The unique premise was borne of frustration with restrictive visa requirements, which are increasingly preventing artists, curators and many others with invitations to exhibit, speak and take part in residencies from being able to cross the UK’s borders. It’s also the culmination of a decade-long relationship between YSP, Europe’s largest centre for sculpture, and ArtRole, an arts organisation based in Iraqi Kurdistan which facilitates an ongoing cultural dialogue between the Middle East and wider world; an artistic lifeline for volatile times. 

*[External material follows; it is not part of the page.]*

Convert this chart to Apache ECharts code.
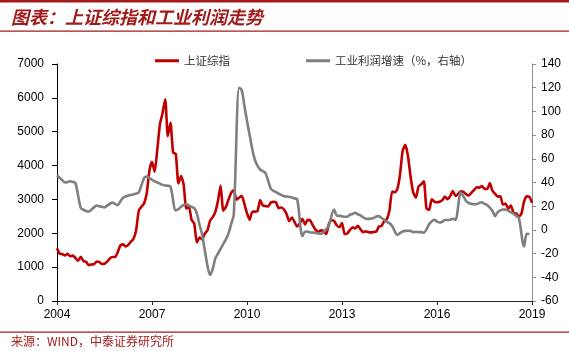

The pieces to be displayed, performed, virtually transmitted and 3-D printed were selected by YSP senior curator Dr. Helen Pheby, and ArtRole chief executive Adalet R. Garmiany from responses to an open call, also shared by the Caspian Arts Foundation. But don’t expect clichéd reportage or conflict-porn, for the curators were careful to emphasise that as well as providing sociopolitical commentary, the works reflected quotidian reality. As Dr. Pheby says: “Obviously there are political works, in the sense of documenting what’s happening, but we also wanted [the show] to be quite hopeful and share the fact that people are just trying to have ordinary lives amongst all this chaos.” And, in this way, Art By Email is primed to open minds to scenes of the everyday across the MENA.

On why the show is so important...
“We’re not political in that we side with any party, it’s about humanity really, and sharing the best of international art. That’s what inspired Art By Email, that there were these amazing artists, and art being made, that we weren’t able to give a platform to. The more we understand about other countries and people, the more familiar they are, the more empathy we have for their circumstances. It brings the realisation that we’ve a lot in common, which can’t be a bad thing.”

On the works which reflect the notion of everyday life carrying on despite challenging circumstances...
“Looking at The Garden of Eden is Likely to Disappear [by Iraqi artist and documentary photographer, Bnar Sadar], that could be a kid anywhere. That’s a human response to that cow licking her face. And the backstory is quite optimistic actually, in the sense that the marshlands, for millennia the home of the marsh Arabs which Saddam Hussein tried to eliminate by draining those lands, are slowly being restored. Life is slowly returning to those places. It’s not all horror story. There are positive reflections as well.”

On the work of Azar Othman...
“In 2013, Azar did a performance in Sulaymaniyah, his home city in Iraq, where he put questions on a city wall and people responded. Basic things like, ‘Are you happy with the roads in your city?’, ‘Are you happy with the infrastructure?’ We’re asking our visitors those same questions to add to a growing wall of answers, and they will probably be the same; the roads around here are pretty poor. We’re asking the questions in English and in Kurdish, as there’s a big Kurdish community locally, and we have visitors from it. And we’re going to do a Skype talk, hopefully on January 21, with Azar in Kurdistan, and we’re hoping that people from the Kurdish community here will come to that, and that maybe their friends or family will be in the audience on the other side — all different ways we can reconnect.”

On the piece which conjured a deep personal resonance... 
“Younes Mohammed’s photograph of the Yazidi refugee. I wasn't aware of his work. He sent through around eight different options, and some of the other photographs were more literal, for example, of a refugee family being given water by a soldier. Whereas with this one, we can all put ourselves in that position, of only having a cushion and that’s your only belonging, and wherever you put it you sleep. It just kind of brought it home to me: the individual lives within this mass crisis. It’s quite overwhelming, just to witness one person and their situation, it really did bring it down to a human level. And it’s a beautiful photograph in the way he's looking away from the camera, there’s a huge dignity to it.”

Beyond Boundaries: Art by Email is at Yorkshire Sculpture Park from January 7 until March 5 2017.